Sometimes, it’s nice to know you’re not writing into the ether, unnoticed. Such was the case when Limping Chicken put out my recent piece about my struggles with HMRC and communicating with them to sort out a troublesome tax bill. (I’d had to schlep off to my local deaf centre to get them to make a phone call for me because you can’t set up a direct debit on instant messaging and I simply couldn’t face dealing with the taxman (or woman) on the old textphone.)
The article sparked contact from Laura Brown and Sarah Alder, of the Royal Association for Deaf People (RAD).
They explained that in fact there’s actually a fair bit of help on offer for Deaf and hearing impaired people.
RAD is contracted to provide webcam support to Deaf BSL users who can’t communicate with HMRC in any other way. There are also BSL videos and information offering further support on the organisation’s website.
Via the site, people can book a webcam appointment with Sarah Alder, Information Advice and Guidance Officer and HMRC adviser, or contract HMRC direct via an NCRPD-registered BSL interpreter using the charity’s video interpreting service.
Alder tells me over Skype: “Our clients book an appointment online, and we would then either Skype or Facetime them to discuss the issues. These can then be raised with HMRC and I can contact HMRC direct while the client is still on the video call.
“Some clients don’t understand English in a written format, and this would need to be translated into BSL to ensure they understood the relevant tax documents, so a phone call to HMRC isn’t always needed. We can also guide people on completing online forms if a written format needs to be interpreted.”
This can clearly be useful, for example, where people are unable or reluctant to use HMRC’s instant messaging service.
The pilot service with HMRC kicked off back in 2015, and RAD bagged the contract to continue and develop the service in 2016.
Laura Brown, Development and Engagement Manager at RAD, adds: “We were aware that, for those whose first language is BSL, it wasn’t always easy to contact HMRC in the usual way, and that’s why we forged our partnership with HMRC.”
At the same time, of course local CABs and similar advice services can also offer support. (In my case, for example, I was helped by Reading Deaf Centre.) And RAD offers advice services provided in partnership with CABs and others at drop-in centres across the UK.
So, while no system is ever perfect, and many barriers doubtless remain, there are perhaps more options than I’d realised, depending on how you like to communicate. For me, that’s probably instant messaging, which won’t suit everybody.
Finally, Brown suggested perhaps I hadn’t been able to set up a direct debit using IM, which I’d like to have done, because of security issues including hackers and firewalls. Instead, I’d had to get the Deaf Centre worker to do it for me via the phone and it was a tortuous business.
“They’d need an advanced secure system in place such as online banks use and would be unlikely to risk you sharing your information in an IM format.”
Not an unreasonable point. And now I’m just glad to have got them off my case. (HMRC, that is, not Laura and Sarah from RAD.) At least until next January, when the whole thing starts up again.
Read more of Juliet’s articles for us here.
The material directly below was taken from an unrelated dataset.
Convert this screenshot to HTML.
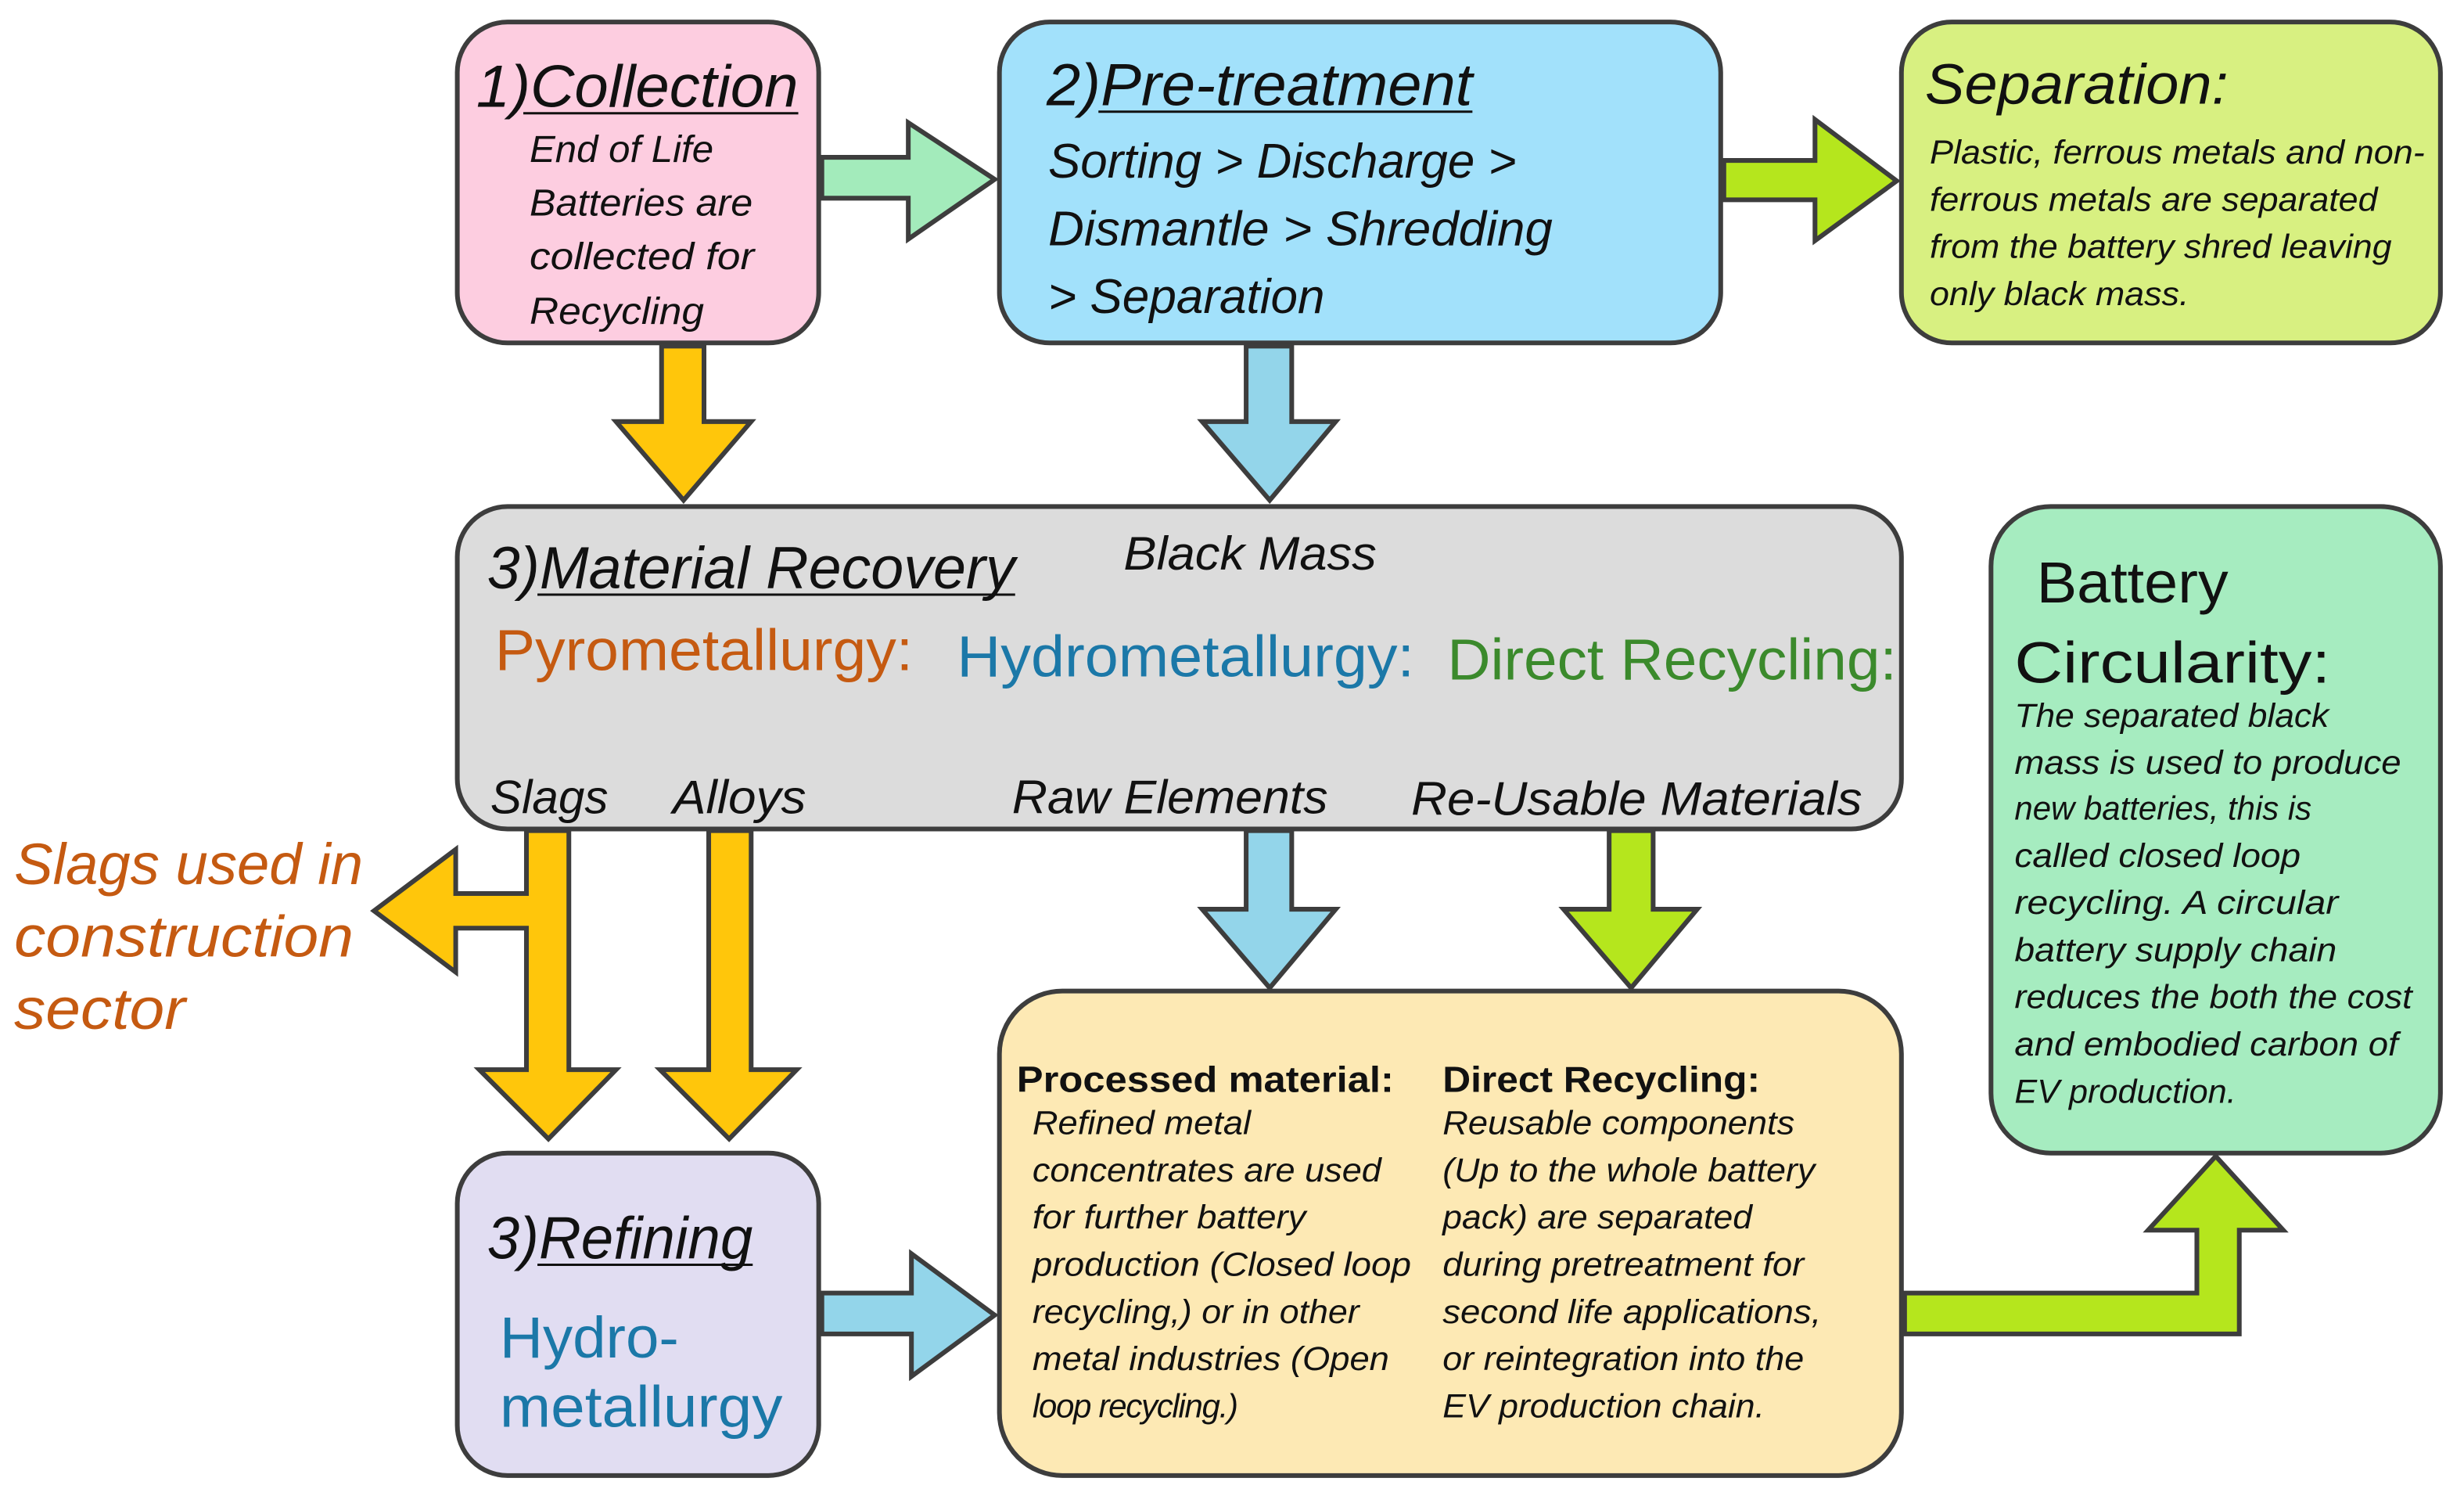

Juliet England does freelance social media and PR work for cSeeker.
bozothewondernerd
April 6, 2018
Hi Juliet,
One thought … don’t leave it until January to do your tax return. If you do it in the Summer the folk that you are dealing with are under much less pressure and therefore much more willing and able to help. After all, completing your Tax Return early makes no difference to when you have to pay any tax due – so why stress yourself by leaving it to the last minute?
🙂
Editor
April 6, 2018
Agree – I do mine in May every year!
Juliet England
April 6, 2018
Good point!
Hartmut Teuber
April 6, 2018
It seems to be a systemwide problem from the top in regulationmaking of roughly what is permissible and not permissible according to a law as established by the parliament or by a generic rule from a ministry as part of implementation of the law. The implementation procedures are seldom straightforward for the civil servants to carry out and respond to petitioners.
Now with the legal and administrative obfuscation comes the issue of how to deal with deaf petitioners. Sadly in your scenario, the access issue is at the lowest level, between you and the case worker and his department. At higher administrative levels, civil servants remain oblivious of these “menial” issues and thought the communicative access as irrelevant. The communicative issue is definitely an administrative issue to be considered for the whole implementation of the law. It MUST be detailed at the highest (ministerial) level (a watchdog duty for BDA. RNID, and other advocacy groups, etc.).
The communicative issue for deaf people needs to be addressed at the topmost level – I emphasize not at any level lower. That is where the advocacy needs to lay. The low-level interaction with the caseworker needs to happen anyhow nastily over the access problems, thereby extending the life of the case and pushing the access problem to higher levels.
The private vendor’s attempt, like RAD, is to fill the administrative gap – I say inadequacy – between law and its implementation by providing a service, which the government is failing to do to the deaf community. Government ought to know the needs of its minorities and be equipped to deal with the Deaf as a matter of course.
I need to leave the house. What I want to say is that the problem needs to be addressed at the system level and also at the local level with the case worker you are dealing with.